Ballton was born a slave on a plantation in Westmoreland, Virginia, in 1838. He married in 1861, and often thought about freedom for himself and wife. At one point, Ballton was hired out to work as a section hand on the Virginia Central Railroad in the Blue Ridge Mountains. During this time, he began to plot his escape. Leaving his wife behind, he managed to escape and secured a job working as a cook with a Northern regiment.

However, Ballton could not bear the thought of never seeing his wife again, so he risked being caught in order to see her. While traveling, he met up with rebels; “He put on a bold face and told the rebs he had been captured by the Yankees, but had escaped and was going back to his ‘old massa.’” 

Although unable to take his wife with him, he escaped North a second time, but returned to her again soon after. This time, his plans was to help his wife escape to freedom. They walked 50 miles in 14 hours to Fredericksburg and freedom. In addition to his wife, he was also able to guide her mother and another couple of slaves to freedom.

Later, Ballton enlisted in a Massachusetts regiment and saw action at many key battles.

Ballton later arrived in Greenlawn in 1873, where he took a job as a farmer with Charles D. Smith. Ballton later worked as a sharecropper on the Alexander Gardiner farm and was highly successful as a grower of pickles and cabbages.

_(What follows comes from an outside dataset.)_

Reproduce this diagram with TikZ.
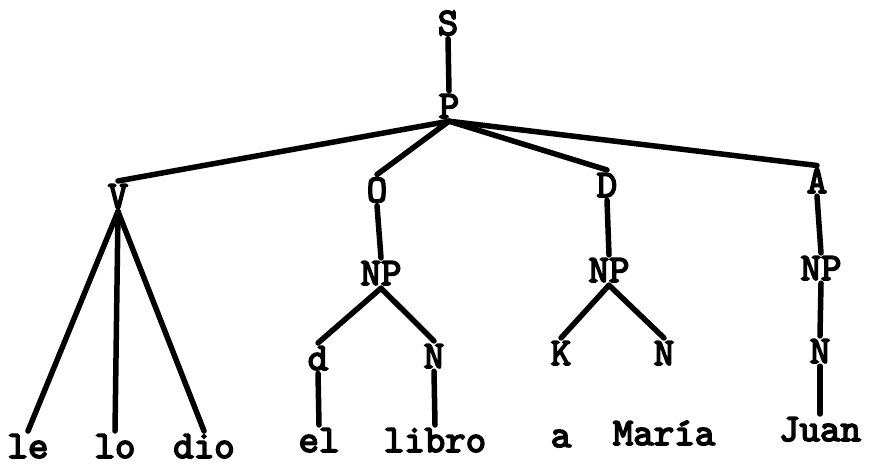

While working as a buying agent for a large Boston pickle house, Ballton earned 10 cents per thousand for all he purchased. He was able to acquire some capital this way.

He worked and later encouraged the growth of Greenlawn by developing land and building properties. He borrowed money from local farmers to buy and improve land, which he ultimately sold at a small profit. Ballton brought workers up from the South to work on the farms in summer and to build houses in the winter. Ballton died on April 30, 1917.